Instructions for the task - Strip the pictures and reproduce the rest of the listing exactly.

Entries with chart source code
--- start ---

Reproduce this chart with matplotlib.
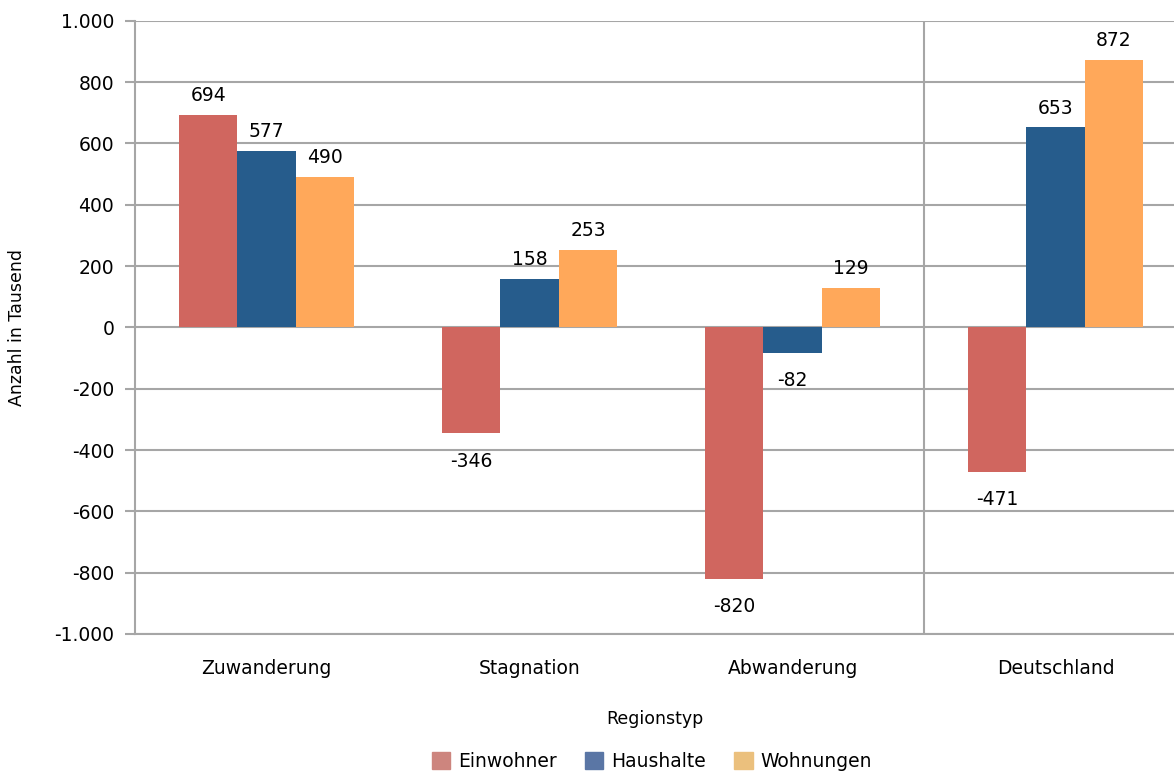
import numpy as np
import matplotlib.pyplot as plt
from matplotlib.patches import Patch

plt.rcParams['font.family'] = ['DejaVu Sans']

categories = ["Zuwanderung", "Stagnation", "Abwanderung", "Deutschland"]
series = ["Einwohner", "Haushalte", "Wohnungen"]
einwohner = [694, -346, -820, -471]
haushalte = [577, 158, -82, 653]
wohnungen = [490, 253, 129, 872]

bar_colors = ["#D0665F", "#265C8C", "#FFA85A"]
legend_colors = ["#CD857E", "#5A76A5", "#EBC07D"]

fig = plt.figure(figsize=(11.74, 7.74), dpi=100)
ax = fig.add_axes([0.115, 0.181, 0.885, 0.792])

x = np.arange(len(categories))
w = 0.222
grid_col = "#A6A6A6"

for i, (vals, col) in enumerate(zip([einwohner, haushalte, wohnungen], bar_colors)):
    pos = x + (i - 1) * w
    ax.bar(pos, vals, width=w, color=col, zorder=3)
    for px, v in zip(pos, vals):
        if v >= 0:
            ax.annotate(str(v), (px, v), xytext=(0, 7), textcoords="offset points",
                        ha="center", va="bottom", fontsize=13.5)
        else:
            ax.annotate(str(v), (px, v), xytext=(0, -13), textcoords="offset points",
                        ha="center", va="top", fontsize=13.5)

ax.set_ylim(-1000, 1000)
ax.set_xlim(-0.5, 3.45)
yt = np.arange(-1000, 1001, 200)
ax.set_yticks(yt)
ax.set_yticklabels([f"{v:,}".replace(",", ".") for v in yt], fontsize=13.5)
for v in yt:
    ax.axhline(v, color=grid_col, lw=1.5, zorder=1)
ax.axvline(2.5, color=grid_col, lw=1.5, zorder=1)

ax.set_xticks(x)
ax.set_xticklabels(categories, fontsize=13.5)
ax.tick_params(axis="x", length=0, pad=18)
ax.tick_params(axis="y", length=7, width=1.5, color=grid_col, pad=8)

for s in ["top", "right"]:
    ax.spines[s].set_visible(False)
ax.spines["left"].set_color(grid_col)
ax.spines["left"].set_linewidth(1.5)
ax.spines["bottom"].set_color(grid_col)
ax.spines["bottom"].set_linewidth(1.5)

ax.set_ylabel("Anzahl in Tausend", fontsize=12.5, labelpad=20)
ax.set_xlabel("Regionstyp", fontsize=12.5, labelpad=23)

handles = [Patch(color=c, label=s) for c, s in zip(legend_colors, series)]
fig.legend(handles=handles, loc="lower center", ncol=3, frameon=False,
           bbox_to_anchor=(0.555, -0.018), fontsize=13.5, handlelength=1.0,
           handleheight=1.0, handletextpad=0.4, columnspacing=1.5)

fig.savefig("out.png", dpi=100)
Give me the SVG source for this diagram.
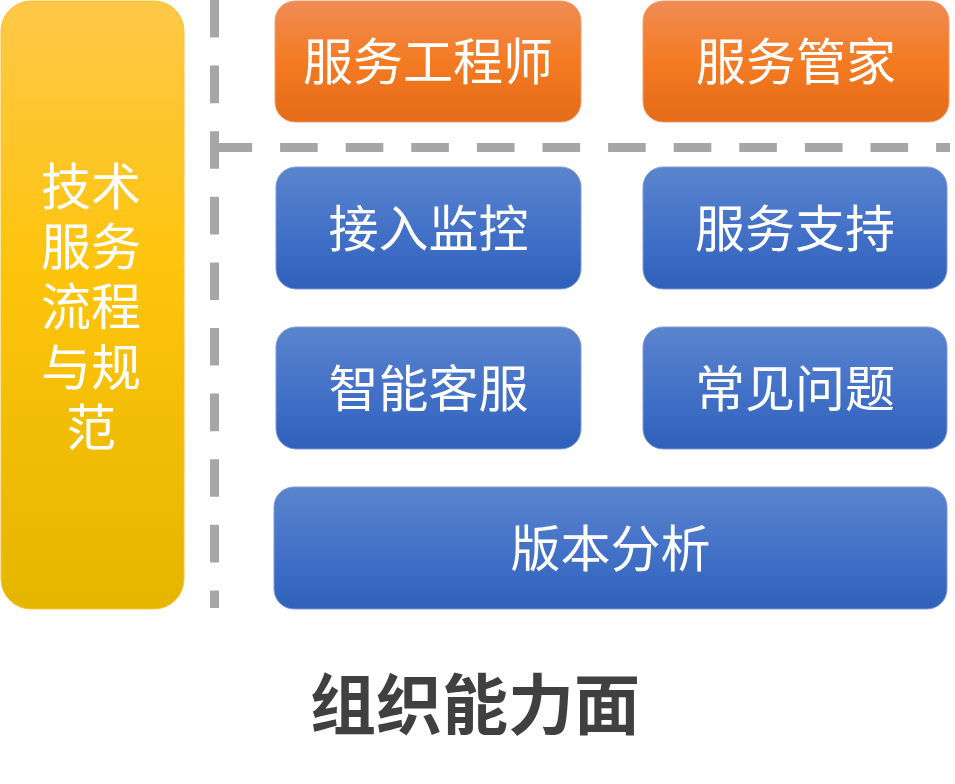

--- end ---

Full answer -
Reproduce this chart with matplotlib.
import numpy as np
import matplotlib.pyplot as plt
from matplotlib.patches import Patch

plt.rcParams['font.family'] = ['DejaVu Sans']

categories = ["Zuwanderung", "Stagnation", "Abwanderung", "Deutschland"]
series = ["Einwohner", "Haushalte", "Wohnungen"]
einwohner = [694, -346, -820, -471]
haushalte = [577, 158, -82, 653]
wohnungen = [490, 253, 129, 872]

bar_colors = ["#D0665F", "#265C8C", "#FFA85A"]
legend_colors = ["#CD857E", "#5A76A5", "#EBC07D"]

fig = plt.figure(figsize=(11.74, 7.74), dpi=100)
ax = fig.add_axes([0.115, 0.181, 0.885, 0.792])

x = np.arange(len(categories))
w = 0.222
grid_col = "#A6A6A6"

for i, (vals, col) in enumerate(zip([einwohner, haushalte, wohnungen], bar_colors)):
    pos = x + (i - 1) * w
    ax.bar(pos, vals, width=w, color=col, zorder=3)
    for px, v in zip(pos, vals):
        if v >= 0:
            ax.annotate(str(v), (px, v), xytext=(0, 7), textcoords="offset points",
                        ha="center", va="bottom", fontsize=13.5)
        else:
            ax.annotate(str(v), (px, v), xytext=(0, -13), textcoords="offset points",
                        ha="center", va="top", fontsize=13.5)

ax.set_ylim(-1000, 1000)
ax.set_xlim(-0.5, 3.45)
yt = np.arange(-1000, 1001, 200)
ax.set_yticks(yt)
ax.set_yticklabels([f"{v:,}".replace(",", ".") for v in yt], fontsize=13.5)
for v in yt:
    ax.axhline(v, color=grid_col, lw=1.5, zorder=1)
ax.axvline(2.5, color=grid_col, lw=1.5, zorder=1)

ax.set_xticks(x)
ax.set_xticklabels(categories, fontsize=13.5)
ax.tick_params(axis="x", length=0, pad=18)
ax.tick_params(axis="y", length=7, width=1.5, color=grid_col, pad=8)

for s in ["top", "right"]:
    ax.spines[s].set_visible(False)
ax.spines["left"].set_color(grid_col)
ax.spines["left"].set_linewidth(1.5)
ax.spines["bottom"].set_color(grid_col)
ax.spines["bottom"].set_linewidth(1.5)

ax.set_ylabel("Anzahl in Tausend", fontsize=12.5, labelpad=20)
ax.set_xlabel("Regionstyp", fontsize=12.5, labelpad=23)

handles = [Patch(color=c, label=s) for c, s in zip(legend_colors, series)]
fig.legend(handles=handles, loc="lower center", ncol=3, frameon=False,
           bbox_to_anchor=(0.555, -0.018), fontsize=13.5, handlelength=1.0,
           handleheight=1.0, handletextpad=0.4, columnspacing=1.5)

fig.savefig("out.png", dpi=100)
Give me the SVG source for this diagram.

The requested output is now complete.